Privacy and security are practically buzzwords in the health care industry, yet according to the latest Global Data Risk Report from Varonis, approximately 25 percent of files in every organization are available for anybody to see. Half of all companies surveyed had exposed thousands of files containing sensitive data to their employees – and those numbers are creeping up. HIPAA regulations demand better control over this sensitive data in medical practices nationwide.

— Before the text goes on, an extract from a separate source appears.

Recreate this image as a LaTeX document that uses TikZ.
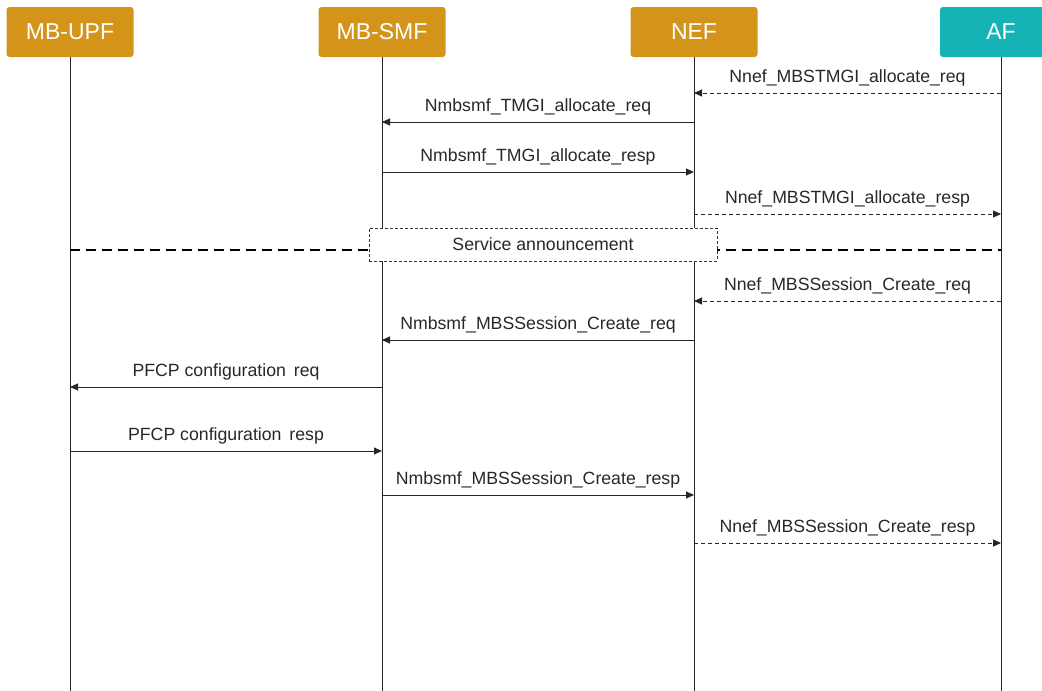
\documentclass[tikz,border=0pt]{standalone}
\usepackage{fontspec}
\setmainfont{Liberation Sans}
\usetikzlibrary{arrows.meta}
\definecolor{gold}{RGB}{212,148,26}
\definecolor{tealaf}{RGB}{22,179,182}
\definecolor{ink}{RGB}{40,40,40}
\begin{document}
\begin{tikzpicture}[x=1pt,y=-1pt,
  actor/.style={rounded corners=3pt, minimum width=127pt, minimum height=50pt,
    inner sep=0pt, text=white, font=\fontsize{23}{27}\selectfont},
  life/.style={line width=1pt, draw=black!85},
  msg/.style={line width=0.9pt, draw=black!85, -{Triangle[length=8pt,width=7pt]}},
  async/.style={msg, dash pattern=on 4pt off 3pt},
  lbl/.style={font=\fontsize{17.7}{21}\selectfont, text=ink, anchor=base, yshift=11pt},
  sep/.style={line width=2pt, dash pattern=on 10pt off 6pt},
  phase/.style={draw=black!80, line width=0.8pt, dash pattern=on 3pt off 2pt, fill=white,
    minimum width=348pt, minimum height=33pt, inner sep=0pt,
    font=\fontsize{17.7}{21}\selectfont, text=ink}
]
\useasboundingbox (0,0) rectangle (1042,691);

% participants
\begin{scope}
  \clip (0,0) rectangle (1042,691);
  \node[actor, fill=gold] (upf) at (70,32) {MB-UPF};
  \node[actor, fill=gold] (smf) at (382,32) {MB-SMF};
  \node[actor, fill=gold] (nef) at (694,32) {NEF};
  \node[actor, fill=tealaf, minimum width=122pt] (af) at (1001,32) {AF};
\end{scope}

% lifelines
\draw[life] (upf.south) -- (upf.south |- 0,691);
\draw[life] (smf.south) -- (smf.south |- 0,691);
\draw[life] (nef.south) -- (nef.south |- 0,691);
\draw[life] (af.south) -- (af.south |- 0,691);

% TMGI allocation
\draw[async] (af.south |- 0,93) -- node[lbl] {Nnef\_MBSTMGI\_allocate\_req} (nef.south |- 0,93);
\draw[msg] (nef.south |- 0,122) -- node[lbl] {Nmbsmf\_TMGI\_allocate\_req} (smf.south |- 0,122);
\draw[msg] (smf.south |- 0,172) -- node[lbl] {Nmbsmf\_TMGI\_allocate\_resp} (nef.south |- 0,172);
\draw[async] (nef.south |- 0,214) -- node[lbl] {Nnef\_MBSTMGI\_allocate\_resp} (af.south |- 0,214);

% service announcement phase
\draw[sep] (upf.south |- 0,250) -- (af.south |- 0,250);
\node[phase] (ann) at (543,244.5) {Service announcement};

% MBS session creation
\draw[async] (af.south |- 0,301) -- node[lbl] {Nnef\_MBSSession\_Create\_req} (nef.south |- 0,301);
\draw[msg] (nef.south |- 0,340) -- node[lbl] {Nmbsmf\_MBSSession\_Create\_req} (smf.south |- 0,340);
\draw[msg] (smf.south |- 0,387) -- node[lbl] {PFCP configuration\, req} (upf.south |- 0,387);
\draw[msg] (upf.south |- 0,451) -- node[lbl] {PFCP configuration\, resp} (smf.south |- 0,451);
\draw[msg] (smf.south |- 0,495) -- node[lbl] {Nmbsmf\_MBSSession\_Create\_resp} (nef.south |- 0,495);
\draw[async] (nef.south |- 0,543) -- node[lbl] {Nnef\_MBSSession\_Create\_resp} (af.south |- 0,543);
\end{tikzpicture}
\end{document}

Assessing Risk & Taking Steps to Protect Information
When we talk about exposed files, we aren’t referring to the old-fashioned manila folders tucked away inside filing cabinets. At issue is electronic data; wrong or broken permissions inadvertently allow anybody in the organization to access employee and patient data. The Varonis report found that for each terabyte of data available, tens of thousands of files on average were improperly exposed, had the wrong permissions, or weren’t updated with adequate permissions. Adding to the problem? Few organizations take the proper steps to monitor their data. More than half of most companies’ files contained irrelevant data, inactive user accounts, and passwords that that weren’t set to automatically expire within a given time frame.

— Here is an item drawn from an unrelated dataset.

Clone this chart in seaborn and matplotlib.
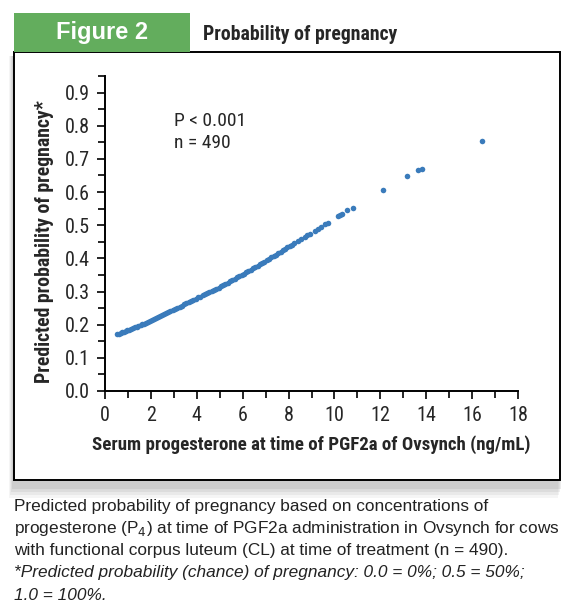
import matplotlib
matplotlib.use("Agg")
import seaborn as sns
from matplotlib import pyplot as plt
from matplotlib.patches import Rectangle
from matplotlib.ticker import MultipleLocator

# serum P4 at PGF2a (ng/mL) vs predicted probability of pregnancy
p4 = [0.52, 0.60, 0.68, 0.75, 0.83, 0.90, 0.98, 1.05, 1.12, 1.20, 1.30, 1.38, 1.45,
      1.55, 1.62, 1.70, 1.80, 1.88, 1.95, 2.05, 2.15, 2.22, 2.30, 2.40, 2.50, 2.58,
      2.66, 2.75, 2.85, 2.95, 3.05, 3.15, 3.25, 3.35, 3.45, 3.55, 3.65, 3.75, 3.85,
      3.95, 4.05, 4.15, 4.25, 4.35, 4.45, 4.55, 4.65, 4.75, 4.85, 4.95, 5.05, 5.15,
      5.25, 5.35, 5.45, 5.55, 5.65, 5.75, 5.85, 5.95, 6.05, 6.15, 6.25, 6.35, 6.45,
      6.55, 6.65, 6.75, 6.85, 6.95, 7.05, 7.15, 7.25, 7.35, 7.45, 7.55, 7.65, 7.75,
      7.85, 7.95, 8.05, 8.15, 8.25, 8.40, 8.55, 8.70, 8.80, 8.95, 9.15, 9.30, 9.40,
      9.60, 9.70, 10.15, 10.25, 10.35, 10.55, 10.80, 12.10, 13.15, 13.65, 13.80, 16.45]
prob = [0.171, 0.173, 0.175, 0.177, 0.179, 0.181, 0.183, 0.184, 0.186, 0.189, 0.192,
        0.194, 0.196, 0.199, 0.201, 0.203, 0.206, 0.209, 0.211, 0.214, 0.217, 0.219,
        0.222, 0.225, 0.229, 0.231, 0.234, 0.237, 0.240, 0.243, 0.247, 0.250, 0.254,
        0.257, 0.261, 0.264, 0.268, 0.271, 0.275, 0.278, 0.282, 0.285, 0.289, 0.292,
        0.295, 0.299, 0.302, 0.306, 0.309, 0.312, 0.316, 0.320, 0.324, 0.327, 0.331,
        0.335, 0.339, 0.343, 0.346, 0.350, 0.354, 0.358, 0.362, 0.366, 0.370, 0.374,
        0.378, 0.382, 0.386, 0.390, 0.394, 0.398, 0.403, 0.407, 0.411, 0.416, 0.420,
        0.424, 0.429, 0.433, 0.437, 0.441, 0.446, 0.452, 0.458, 0.464, 0.469, 0.475,
        0.483, 0.490, 0.494, 0.503, 0.507, 0.527, 0.531, 0.535, 0.545, 0.553, 0.605,
        0.647, 0.666, 0.670, 0.755]
yticks = [0.0, 0.1, 0.2, 0.3, 0.4, 0.5, 0.6, 0.7, 0.8, 0.9]

sns.set_style("white")
plt.rcParams["font.family"] = ["Roboto Condensed", "DejaVu Sans"]
plain = ["Liberation Sans", "DejaVu Sans"]

W, H = 575, 610
fig = plt.figure(figsize=(W / 100, H / 100), dpi=100)

def px(x, y, w, h):
    # pixel box (top-left origin) -> figure fraction
    return (x / W, 1 - (y + h) / H, w / W, h / H)

def box(x, y, w, h, z, **kw):
    fx, fy, fw, fh = px(x, y, w, h)
    fig.patches.append(Rectangle((fx, fy), fw, fh, transform=fig.transFigure,
                                 zorder=z, **kw))

# soft shadow behind the frame
for i, a in enumerate([0.08, 0.10, 0.12, 0.15]):
    d = 4 - i
    box(9 + i, 56, 549, 430 + 3 * d, -3, color="#808080", alpha=a, lw=0)
box(14, 52, 546, 428, -2, facecolor="white", edgecolor="black", lw=1.4)
box(14, 13, 176, 39, -2, facecolor="#63ad5d", edgecolor="none")

fig.text(102 / W, 1 - 33 / H, "Figure 2", color="white", fontsize=17,
         fontweight="bold", family=plain, ha="center", va="center")
fig.text(203 / W, 1 - 34 / H, "Probability of pregnancy", fontsize=14.2,
         fontweight="bold", ha="left", va="center")

ax = fig.add_axes([105 / W, 1 - 391 / H, 413 / W, 315 / H])
ax.set_zorder(2)
ax.set_facecolor("none")
sns.scatterplot(x=p4, y=prob, ax=ax, color="#3a7bbb", s=16, linewidth=0)

ax.set_xlim(0, 18)
ax.set_ylim(0, 0.95)
ax.xaxis.set_major_locator(MultipleLocator(2))
ax.xaxis.set_minor_locator(MultipleLocator(1))
ax.yaxis.set_minor_locator(MultipleLocator(0.05))
ax.set_yticks(yticks)
ax.set_yticklabels([f"{v:.1f}" for v in yticks])
ax.tick_params(which="both", direction="out", length=6, width=1.2, color="black",
               labelsize=14.5, bottom=True, left=True, pad=5)
ax.tick_params(which="minor", length=5)
ax.spines[["right", "top"]].set_visible(False)
for s in ["left", "bottom"]:
    ax.spines[s].set_color("black")
    ax.spines[s].set_linewidth(1.4)

ax.set_xlabel("Serum progesterone at time of PGF2a of Ovsynch (ng/mL)",
              fontsize=13.6, fontweight="bold", labelpad=7)
ax.set_ylabel("Predicted probability of pregnancy*", fontsize=14.2,
              fontweight="bold")
ax.yaxis.set_label_coords(-0.124, 0.475)

ax.text(3.0, 0.815, "P < 0.001", fontsize=14, va="center")
ax.text(3.0, 0.749, "n = 490", fontsize=14, va="center")

cap = ["Predicted probability of pregnancy based on concentrations of",
       "progesterone (P$_4$) at time of PGF2a administration in Ovsynch for cows",
       "with functional corpus luteum (CL) at time of treatment (n = 490)."]
for i, line in enumerate(cap):
    fig.text(14 / W, 1 - (507 + 22 * i) / H, line, fontsize=12.4, color="#222222",
             family=plain, va="center")
cap_it = ["*Predicted probability (chance) of pregnancy: 0.0 = 0%; 0.5 = 50%;",
          "1.0 = 100%."]
for i, line in enumerate(cap_it):
    fig.text(14 / W, 1 - (573 + 22 * i) / H, line, fontsize=12.4, color="#222222",
             style="italic", family=plain, va="center")

fig.savefig("out.png", dpi=100)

This can get an organization into trouble. Running afoul of HIPAA can result in steep fines if a data breach or theft occurs. It’s crucial your organization assesses risk factors and takes steps to keep patient information secure. Doing so requires controlling access to data and cleaning out “stale” files that are no longer relevant.

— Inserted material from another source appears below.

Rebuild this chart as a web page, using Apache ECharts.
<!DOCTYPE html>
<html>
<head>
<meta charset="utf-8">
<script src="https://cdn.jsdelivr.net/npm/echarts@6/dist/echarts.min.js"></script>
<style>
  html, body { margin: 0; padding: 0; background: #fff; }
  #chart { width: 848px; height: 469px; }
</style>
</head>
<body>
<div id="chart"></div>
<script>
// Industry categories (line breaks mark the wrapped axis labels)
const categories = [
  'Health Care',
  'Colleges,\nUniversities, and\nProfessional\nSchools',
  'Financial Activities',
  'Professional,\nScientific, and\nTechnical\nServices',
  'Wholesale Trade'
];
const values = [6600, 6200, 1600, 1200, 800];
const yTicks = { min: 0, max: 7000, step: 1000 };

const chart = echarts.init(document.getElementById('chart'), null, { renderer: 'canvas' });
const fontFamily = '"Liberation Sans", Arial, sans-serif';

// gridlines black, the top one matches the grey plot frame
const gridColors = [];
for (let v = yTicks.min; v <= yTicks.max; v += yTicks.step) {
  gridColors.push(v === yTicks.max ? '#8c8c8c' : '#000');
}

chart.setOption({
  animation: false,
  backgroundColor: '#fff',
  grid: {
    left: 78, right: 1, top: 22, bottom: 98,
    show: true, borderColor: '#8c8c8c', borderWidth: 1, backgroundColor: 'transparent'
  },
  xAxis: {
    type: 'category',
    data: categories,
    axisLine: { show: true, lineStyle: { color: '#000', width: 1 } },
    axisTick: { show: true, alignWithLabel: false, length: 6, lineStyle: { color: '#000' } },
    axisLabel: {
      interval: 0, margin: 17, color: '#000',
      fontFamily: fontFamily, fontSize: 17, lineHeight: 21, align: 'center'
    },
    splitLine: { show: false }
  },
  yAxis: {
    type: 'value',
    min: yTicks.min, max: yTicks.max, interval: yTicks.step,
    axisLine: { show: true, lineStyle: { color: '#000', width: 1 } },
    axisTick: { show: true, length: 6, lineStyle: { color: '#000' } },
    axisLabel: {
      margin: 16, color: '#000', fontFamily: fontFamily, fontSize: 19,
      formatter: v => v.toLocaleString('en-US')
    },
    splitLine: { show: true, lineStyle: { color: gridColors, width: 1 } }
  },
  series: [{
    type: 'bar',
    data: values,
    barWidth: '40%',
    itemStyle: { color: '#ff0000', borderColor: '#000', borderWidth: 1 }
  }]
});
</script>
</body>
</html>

While undoubtedly a time-consuming process (each file will probably take several hours to audit and correct access issues), think of it as a necessary evil. Practices that don’t regularly check up on old accounts with non-expiring passwords and delete irrelevant information put themselves at risk of cybersecurity threats and potentially stiff penalties. There is another benefit to performing ongoing risk assessments and proactively controlling data access: your organization will likely save money and shore up security problems. Varonis encourages all practices to routinely audit these accounts to ensure users can only access the specific data they need. No more and no less.
Cybersecurity breaches are an ongoing concern and won’t go away on their own. Therefore, it is up to every provider entrusted with sensitive patient information to take the steps necessary to lock down and protect that data.